The girl, Komal, cried and pleaded for mercy Monday as the cops in Etawah district’s Kailokhar village, pulled her up by her hair, twisted her ears and rained blows on her. Interestingly, the police found no money with the girl.
The incident was caught on camera and telecast across TV channels, following which the Uttar Pradesh police dismissed one inspector and suspended two other cops.
Child rights activists have condemned the incident and decried the inefficacy of cops in dealing with juveniles.
“One police inspector was dismissed, two others involved in the incident were suspended. That’s it? The incident must have left such a deep scar on the young girl - they (authorities) must think of her rehabilitation,” Shanta Sinha, chairperson, National Commission for the Protection of Child Rights (NCPCR) told IANS.

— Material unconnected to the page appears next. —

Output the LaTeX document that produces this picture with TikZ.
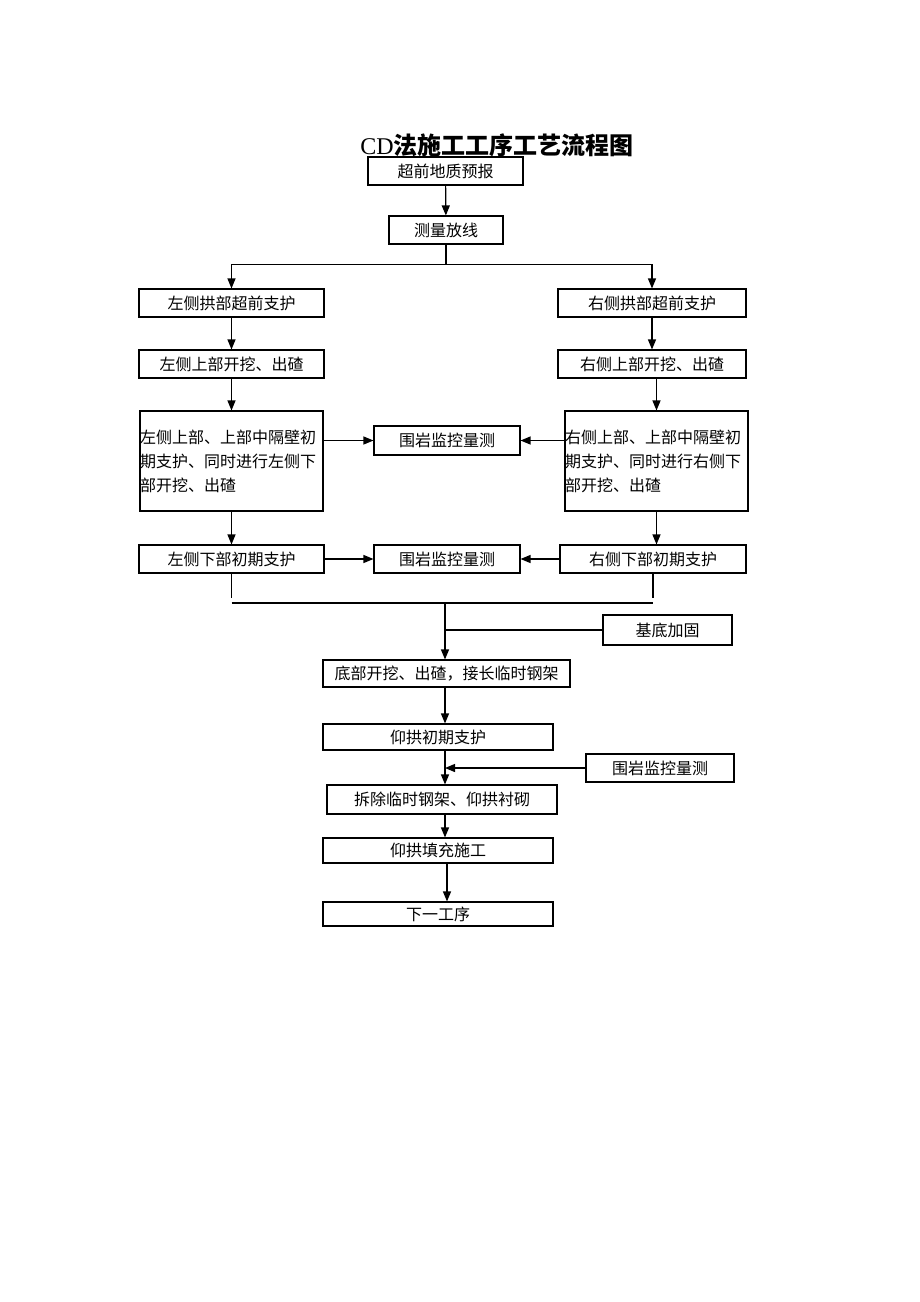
\documentclass[tikz,border=0pt]{standalone}
\usepackage{fontspec}
\setmainfont{Liberation Serif}
\newfontfamily\cjk{Noto Sans CJK SC}
\usetikzlibrary{arrows.meta}

\begin{document}
\begin{tikzpicture}[x=1pt,y=-1pt,
    box/.style = {draw, line width=1.1pt, inner sep=0pt, minimum height=28pt,
        font=\cjk\fontsize{16}{24}\selectfont},
    tallbox/.style = {box, minimum height=100pt, text width=183pt, align=left},
    arr/.style = {-{Triangle[length=10pt,width=8pt]}, line width=1.2pt},
    line/.style = {line width=1.2pt}]
\useasboundingbox[fill=white] (0,0) rectangle (920,1302);

\node (title) at (497,145) {\fontsize{24}{28}\selectfont CD\cjk\bfseries 法施工工序工艺流程图};

% top
\node[box, minimum width=155pt] (forecast) at (445.5,171) {超前地质预报};
\node[box, minimum width=114pt] (survey) at (446,230) {测量放线};

% left column
\node[box, minimum width=185pt] (left1) at (231.5,303) {左侧拱部超前支护};
\node[box, minimum width=185pt] (left2) at (231.5,364) {左侧上部开挖、出碴};
\node[tallbox] (left3) at (231.5,461)
    {左侧上部、上部中隔壁初\\期支护、同时进行左侧下\\部开挖、出碴};
\node[box, minimum width=185pt] (left4) at (231.5,559) {左侧下部初期支护};

% right column
\node[box, minimum width=188pt] (right1) at (652,303) {右侧拱部超前支护};
\node[box, minimum width=188pt] (right2) at (652,364) {右侧上部开挖、出碴};
\node[tallbox] (right3) at (656.5,461)
    {右侧上部、上部中隔壁初\\期支护、同时进行右侧下\\部开挖、出碴};
\node[box, minimum width=186pt] (right4) at (653,559) {右侧下部初期支护};

% monitoring in the middle
\node[box, minimum width=146pt, minimum height=29pt] (monA) at (447,440.5) {围岩监控量测};
\node[box, minimum width=146pt] (monB) at (447,559) {围岩监控量测};

% bottom part
\node[box, minimum width=129pt, minimum height=30pt] (base) at (667.5,630) {基底加固};
\node[box, minimum width=247pt, minimum height=27pt] (bottom) at (446.5,673.5) {底部开挖、出碴，接长临时钢架};
\node[box, minimum width=230pt, minimum height=26pt] (invert) at (438,737) {仰拱初期支护};
\node[box, minimum width=148pt] (monC) at (660,768) {围岩监控量测};
\node[box, minimum width=230pt, minimum height=29pt] (remove) at (442,799.5) {拆除临时钢架、仰拱衬砌};
\node[box, minimum width=230pt, minimum height=25pt] (fill) at (438,850.5) {仰拱填充施工};
\node[box, minimum width=230pt, minimum height=24pt] (next) at (438,914) {下一工序};

% connectors
\draw[arr] (forecast) -- (survey);
\draw[line] (survey.south) -- ++(0,20) coordinate (fork);
\draw[arr] (fork) -| (left1);
\draw[arr] (fork) -| (right1);
\draw[arr] (left1) -- (left2);
\draw[arr] (left2) -- (left3);
\draw[arr] (left3) -- (left4);
\draw[arr] (right1) -- (right2);
\draw[arr] (right2.south -| right3) -- (right3);
\draw[arr] (right3) -- (right3 |- right4.north);
\draw[arr] (left3.east |- monA) -- (monA);
\draw[arr] (right3.west |- monA) -- (monA);
\draw[arr] (left4) -- (monB);
\draw[arr] (right4) -- (monB);

\coordinate (merge) at (445,603);
\draw[line] (left4.south) -- ++(0,24);
\draw[line] (right4.south) -- ++(0,24);
\draw[line] (left4.south |- merge) -- (right4.south |- merge);
\draw[arr] (merge) -- (merge |- bottom.north);
\draw[line] (base.west) -- (merge |- base.west);
\draw[arr] (merge |- bottom.south) -- (merge |- invert.north);
\draw[arr] (merge |- invert.south) -- (merge |- remove.north);
\draw[arr] (monC.west) -- (merge |- monC.west);
\draw[arr] (merge |- remove.south) -- (merge |- fill.north);
\draw[arr] (fill.south -| 447,0) -- (next.north -| 447,0);
\end{tikzpicture}
\end{document}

“Hers is a fortunate case - it was caught on camera. This happens all the time, right here in the capital - what can we expect from cops in a village,” said Rakesh Senger, national secretary of NGO, Bachpan Bachao Andolan.
“Police do not operate in a child friendly manner and do not have any knowledge of laws,” he said.
Under the Juvenile Justice Act, 2000 even if a child (minor) has committed a crime, police cannot take any action against him or her. Any decision can be taken when he is produced in court in consultation with a Juvenile Justice Board or child welfare committee.
“But in our country those who are to enforce such acts are the ones flouting them - many of them don’t have knowledge of it, let alone execute it,” said Senger.
Senger also said that in the country, 75 percent of police stations do not have the prescribed juvenile police.
“As it is, the number of police recruits is less, so when a child offender is taken to the police directly and not the juvenile police, they don’t know their limits,” he added.
There are over 100,000 children who live on streets and in slums of the capital and are especially vulnerable, according to NGO Butterfly.
Add to that 100,000 children employed as domestic child labour in Delhi.
According to Senger, these domestic help are often accused of theft when they attempt to leave their employer, and one can easily estimate how many children are ‘roughed up’ when they are allegedly caught stealing or involved in crime.
According to Pawan Sharma, the founder of Khoj Foundation that runs an education programme for street kids in the capital, there are deeper problems.
“These kids live on the street, if they have a problem, witness a crime or anything ideally they will have to go to the police to file a complaint - but they don’t. A majority of them are scared as they have faced the tough side of the police,” Sharma said.
“People forget child welfare… to my knowledge under the Juvenile Justice Act, cops are given training to deal with children - they forget. What needs to be done is that a dedicated task force must be available to deal with children and cops need to be sensitised,” Sharma added.